5 Little Ducks
- Cover of 5 Little Ducks
- Author: Denise Fleming
- Illustrator: Denise Fleming
- Language: English
- Genre: Children's picture book Nursery rhyme Fiction
- Published: 2016 (Beach Lane Books)
- Publication place: USA
- Media type: Print (paperback)
- Pages: 40 (unpaginated)
- ISBN: 9781481424226
- OCLC: 897632447

= 5 Little Ducks =

Children's picture book by Denise Fleming

5 Little Ducks is a 2016 children's picture book by Caldecott Honor recipient Denise Fleming based on the nursery rhyme of the same name.

==Plot==
Over the course of a week, the ducks go off on a daily adventure with one less returning home each day.
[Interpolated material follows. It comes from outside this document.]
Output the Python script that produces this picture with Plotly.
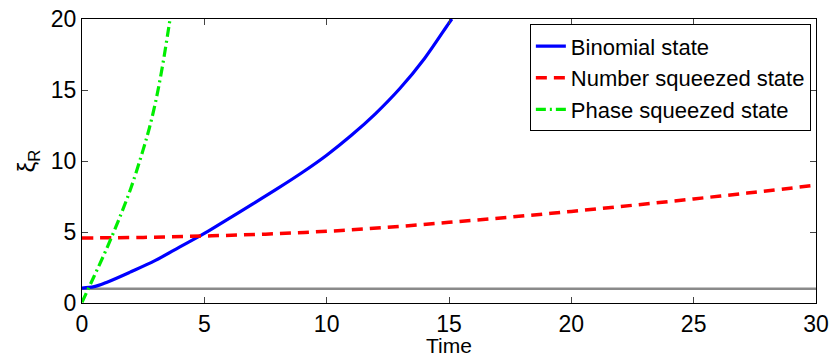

On Saturday, they respond to Papa Duck's call, so they can have a day of rest on Sunday, as decided by Mama Duck.

==Reception==
A review in The Horn Book Magazine of 5 Little Ducks wrote, "Here’s a journey worth taking, filled with the wonder and grandeur of the natural world alongside practical information such as counting and days of the week." Kirkus Reviews in a star review commended Fleming's illustrations and her rewording of the story.

5 Little Ducks has also been reviewed by Booklist, School Library Journal, Publishers Weekly, The Bulletin of the Center for Children's Books, The Wall Street Journal, and the Oneota Reading Journal.

It also appears on picture book reading lists.

It was recognized by the Cooperative Children's Book Council (CCBC).